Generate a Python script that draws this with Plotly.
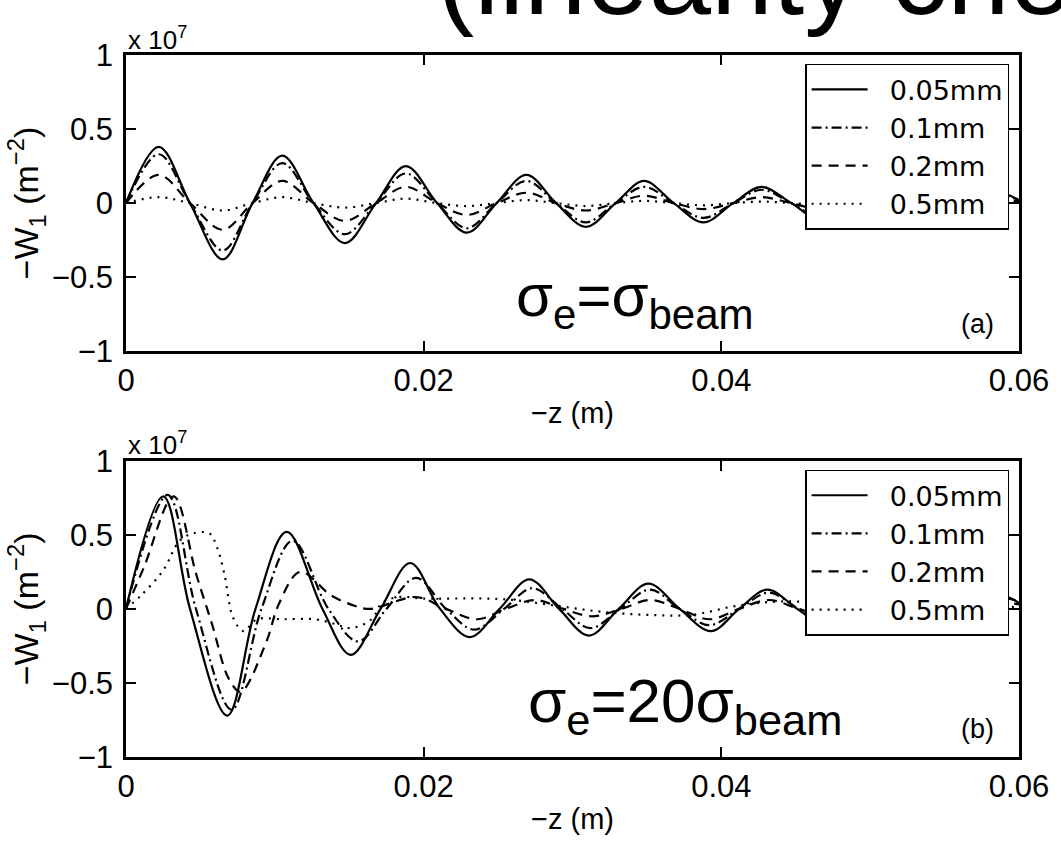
import plotly.graph_objects as go

# ---------------- data (values in units of 1e7 m^-2) ----------------
series_names = ["0.05mm", "0.1mm", "0.2mm", "0.5mm"]

# (a) sigma_e = sigma_beam : all curves in phase
z_a = [0, 0.0022, 0.0043, 0.0065, 0.0085, 0.0105, 0.0126, 0.0147, 0.0168, 0.0188,
       0.0209, 0.0229, 0.0249, 0.0269, 0.0289, 0.0309, 0.0329, 0.0348, 0.0368, 0.0388,
       0.0408, 0.0427, 0.0447, 0.0466, 0.0486, 0.0505, 0.0525, 0.0544, 0.0564, 0.0583, 0.0600]
w_a_005 = [0, 0.38, 0, -0.38, 0, 0.32, 0, -0.27, 0, 0.25, 0, -0.20, 0, 0.19, 0, -0.16,
           0, 0.15, 0, -0.13, 0, 0.11, 0, -0.11, 0, 0.10, 0, -0.09, 0, 0.08, 0.02]
w_a_01 = [0, 0.33, 0, -0.32, 0, 0.27, 0, -0.21, 0, 0.20, 0, -0.17, 0, 0.15, 0, -0.13,
          0, 0.11, 0, -0.10, 0, 0.09, 0, -0.09, 0, 0.08, 0, -0.07, 0, 0.06, 0.02]
w_a_02 = [0, 0.19, 0, -0.18, 0, 0.15, 0, -0.12, 0, 0.11, 0, -0.08, 0, 0.07, 0, -0.05,
          0, 0.05, 0, -0.04, 0, 0.04, 0, -0.04, 0, 0.03, 0, -0.03, 0, 0.03, 0.01]
w_a_05 = [0, 0.04, 0, -0.05, 0, 0.04, 0, -0.03, 0, 0.03, 0, -0.02, 0, 0.02, 0, -0.02,
          0, 0.015, 0, -0.015, 0, 0.01, 0, -0.01, 0, 0.01, 0, -0.01, 0, 0.01, 0.005]

# (b) sigma_e = 20 sigma_beam
z_b_005 = [0, 0.0025, 0.0043, 0.0068, 0.0087, 0.0108, 0.0132, 0.0151, 0.0171, 0.0191,
           0.0211, 0.0231, 0.0251, 0.0271, 0.0291, 0.0311, 0.0331, 0.0351, 0.0372, 0.0393,
           0.0412, 0.0431, 0.0451, 0.0471, 0.0490, 0.0510, 0.0529, 0.0549, 0.0568, 0.0588, 0.0600]
w_b_005 = [0, 0.76, 0, -0.72, 0, 0.52, 0, -0.31, 0, 0.31, 0, -0.19, 0, 0.20, 0, -0.18,
           0, 0.17, 0, -0.15, 0, 0.13, 0, -0.12, 0, 0.11, 0, -0.10, 0, 0.09, 0.04]

z_b_01 = [0, 0.0028, 0.0047, 0.0071, 0.0091, 0.0112, 0.0136, 0.0156, 0.0175, 0.0195,
          0.0215, 0.0234, 0.0254, 0.0273, 0.0293, 0.0312, 0.0332, 0.0352, 0.0372, 0.0392,
          0.0412, 0.0432, 0.0452, 0.0471, 0.0490, 0.0510, 0.0530, 0.0550, 0.0570, 0.0590, 0.0600]
w_b_01 = [0, 0.77, 0, -0.68, 0, 0.46, 0, -0.22, 0, 0.21, 0, -0.14, 0, 0.14, 0, -0.13,
          0, 0.13, 0, -0.11, 0, 0.11, 0, -0.09, 0, 0.09, 0, -0.08, 0, 0.07, 0.05]

z_b_02 = [0, 0.0012, 0.0032, 0.0047, 0.0058, 0.0069, 0.0077, 0.0094, 0.0103, 0.0117,
          0.0138, 0.0154, 0.0164, 0.0195, 0.0215, 0.0236, 0.0255, 0.0275, 0.0294, 0.0313,
          0.0333, 0.0352, 0.0372, 0.0392, 0.0412, 0.0432, 0.0452, 0.0471, 0.0491, 0.0510,
          0.0530, 0.0550, 0.0570, 0.0590, 0.0600]
w_b_02 = [0, 0.28, 0.76, 0.24, -0.11, -0.47, -0.56, -0.23, 0.04, 0.25,
          0.09, 0.02, 0.0, 0.08, 0.0, -0.07, 0.0, 0.06, 0.0, -0.05,
          0.0, 0.06, 0.0, -0.07, 0.0, 0.06, 0.0, -0.05, 0.0, 0.05,
          0.0, -0.04, 0.0, 0.04, 0.03]

z_b_05 = [0, 0.0010, 0.0025, 0.0036, 0.0045, 0.0056, 0.0061, 0.0066, 0.0072, 0.0079,
          0.0088, 0.0105, 0.0127, 0.0140, 0.0151, 0.0165, 0.0172, 0.0183, 0.0200, 0.0240,
          0.0260, 0.0290, 0.0320, 0.0350, 0.0380, 0.0410, 0.0440, 0.0480, 0.0520, 0.0560, 0.0600]
w_b_05 = [0, 0.09, 0.26, 0.46, 0.51, 0.51, 0.42, 0.24, -0.06, -0.15,
          -0.07, -0.07, -0.07, -0.10, -0.13, -0.07, 0.04, 0.08, 0.07, 0.07,
          0.06, 0.02, -0.02, -0.04, -0.04, 0.02, 0.05, 0.03, -0.02, -0.03, 0.02]

x_ticks = [0, 0.02, 0.04, 0.06]
x_ticklabels = ["0", "0.02", "0.04", "0.06"]
y_ticks = [-1, -0.5, 0, 0.5, 1]
y_ticklabels = ["\u22121", "\u22120.5", "0", "0.5", "1"]

# ---------------- layout helpers ----------------
W, H = 1061, 842
L, R, T, B = 126, 34, 55, 76
PW, PH = W - L - R, H - T - B


def px_x(px):
    return (px - L) / PW


def px_y(py):
    return (H - B - py) / PH


FONT = "Liberation Sans, Arial, Helvetica, sans-serif"
LFONT = "DejaVu Sans, Liberation Sans, sans-serif"
styles = [
    dict(color="black", width=2.2, dash="solid"),
    dict(color="black", width=2.2, dash="10px,4px,2px,4px"),
    dict(color="black", width=2.2, dash="10px,7px"),
    dict(color="black", width=2.2, dash="2px,6px"),
]

fig = go.Figure()

panel_a = [(z_a, w_a_005), (z_a, w_a_01), (z_a, w_a_02), (z_a, w_a_05)]
panel_b = [(z_b_005, w_b_005), (z_b_01, w_b_01), (z_b_02, w_b_02), (z_b_05, w_b_05)]

PAD = "\u00a0\u00a0"
for i, (zz, ww) in enumerate(panel_a):
    fig.add_trace(go.Scatter(x=zz, y=ww, mode="lines", name=PAD + series_names[i],
                             line=dict(shape="spline", smoothing=1.0, **styles[i]),
                             xaxis="x", yaxis="y", legend="legend"))
for i, (zz, ww) in enumerate(panel_b):
    fig.add_trace(go.Scatter(x=zz, y=ww, mode="lines", name=PAD + series_names[i],
                             line=dict(shape="spline", smoothing=1.0, **styles[i]),
                             xaxis="x2", yaxis="y2", legend="legend2"))

axis_common = dict(
    showgrid=False, zeroline=False, showline=True, linecolor="black", linewidth=2.5,
    mirror="allticks", ticks="inside", ticklen=10, tickwidth=1.5, tickcolor="black",
    tickfont=dict(family=FONT, size=31, color="black"),
)

top_dom = [px_y(355), px_y(55)]
bot_dom = [px_y(766), px_y(466)]

xtitle = dict(text="\u2212z (m)", font=dict(family=FONT, size=29, color="black"), standoff=6)
ytitle = dict(text="\u2212W<sub>1</sub> (m<sup>\u22122</sup>)",
              font=dict(family=FONT, size=34, color="black"), standoff=3)

legend_common = dict(xanchor="right", yanchor="top", bgcolor="white", bordercolor="black",
                     borderwidth=1.5, font=dict(family=LFONT, size=27, color="black"),
                     itemwidth=56, tracegroupgap=0)

fig.update_layout(
    width=W, height=H,
    margin=dict(l=L, r=R, t=T, b=B, pad=0),
    paper_bgcolor="white", plot_bgcolor="white",
    font=dict(family=FONT, color="black"),
    xaxis=dict(domain=[0, 1], anchor="y", range=[0, 0.06], tickvals=x_ticks,
               ticktext=x_ticklabels, title=xtitle, **axis_common),
    yaxis=dict(domain=top_dom, anchor="x", range=[-1, 1], tickvals=y_ticks,
               ticktext=y_ticklabels, title=ytitle, ticklabelstandoff=4, **axis_common),
    xaxis2=dict(domain=[0, 1], anchor="y2", range=[0, 0.06], tickvals=x_ticks,
                ticktext=x_ticklabels, title=xtitle, **axis_common),
    yaxis2=dict(domain=bot_dom, anchor="x2", range=[-1, 1], tickvals=y_ticks,
                ticktext=y_ticklabels, title=ytitle, ticklabelstandoff=4, **axis_common),
    legend=dict(x=px_x(1017), y=px_y(64), **legend_common),
    legend2=dict(x=px_x(1017), y=px_y(475), **legend_common),
    showlegend=True,
)

ann = []
ann.append(dict(text="(linearity check)", x=px_x(438), y=px_y(-26), xref="paper", yref="paper",
                xanchor="left", yanchor="middle", showarrow=False,
                font=dict(family=FONT, size=112, color="black")))
for yy in (38, 448):
    ann.append(dict(text="x 10<sup>7</sup>", x=px_x(126), y=px_y(yy), xref="paper", yref="paper",
                    xanchor="left", yanchor="middle", showarrow=False,
                    font=dict(family=FONT, size=26, color="black")))
ann.append(dict(text="\u03c3<sub>e</sub>=\u03c3<sub>beam</sub>", x=px_x(640), y=px_y(303),
                xref="paper", yref="paper", xanchor="center", yanchor="middle", showarrow=False,
                font=dict(family=FONT, size=60, color="black")))
ann.append(dict(text="\u03c3<sub>e</sub>=20\u03c3<sub>beam</sub>", x=px_x(690), y=px_y(713),
                xref="paper", yref="paper", xanchor="center", yanchor="middle", showarrow=False,
                font=dict(family=FONT, size=62, color="black")))
ann.append(dict(text="(a)", x=px_x(985), y=px_y(327), xref="paper", yref="paper",
                xanchor="center", yanchor="middle", showarrow=False,
                font=dict(family=FONT, size=27, color="black")))
ann.append(dict(text="(b)", x=px_x(985), y=px_y(738), xref="paper", yref="paper",
                xanchor="center", yanchor="middle", showarrow=False,
                font=dict(family=FONT, size=27, color="black")))
fig.update_layout(annotations=ann)

fig.write_html("out.html")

————————

* **TASK PROMPT**: Return nothing but the lines running from the start of the data to the line with "0, 0.01, 0.005]", please, both ends included and no pictures.

* **REPLY**:
Generate a Python script that draws this with Plotly.
import plotly.graph_objects as go

# ---------------- data (values in units of 1e7 m^-2) ----------------
series_names = ["0.05mm", "0.1mm", "0.2mm", "0.5mm"]

# (a) sigma_e = sigma_beam : all curves in phase
z_a = [0, 0.0022, 0.0043, 0.0065, 0.0085, 0.0105, 0.0126, 0.0147, 0.0168, 0.0188,
       0.0209, 0.0229, 0.0249, 0.0269, 0.0289, 0.0309, 0.0329, 0.0348, 0.0368, 0.0388,
       0.0408, 0.0427, 0.0447, 0.0466, 0.0486, 0.0505, 0.0525, 0.0544, 0.0564, 0.0583, 0.0600]
w_a_005 = [0, 0.38, 0, -0.38, 0, 0.32, 0, -0.27, 0, 0.25, 0, -0.20, 0, 0.19, 0, -0.16,
           0, 0.15, 0, -0.13, 0, 0.11, 0, -0.11, 0, 0.10, 0, -0.09, 0, 0.08, 0.02]
w_a_01 = [0, 0.33, 0, -0.32, 0, 0.27, 0, -0.21, 0, 0.20, 0, -0.17, 0, 0.15, 0, -0.13,
          0, 0.11, 0, -0.10, 0, 0.09, 0, -0.09, 0, 0.08, 0, -0.07, 0, 0.06, 0.02]
w_a_02 = [0, 0.19, 0, -0.18, 0, 0.15, 0, -0.12, 0, 0.11, 0, -0.08, 0, 0.07, 0, -0.05,
          0, 0.05, 0, -0.04, 0, 0.04, 0, -0.04, 0, 0.03, 0, -0.03, 0, 0.03, 0.01]
w_a_05 = [0, 0.04, 0, -0.05, 0, 0.04, 0, -0.03, 0, 0.03, 0, -0.02, 0, 0.02, 0, -0.02,
          0, 0.015, 0, -0.015, 0, 0.01, 0, -0.01, 0, 0.01, 0, -0.01, 0, 0.01, 0.005]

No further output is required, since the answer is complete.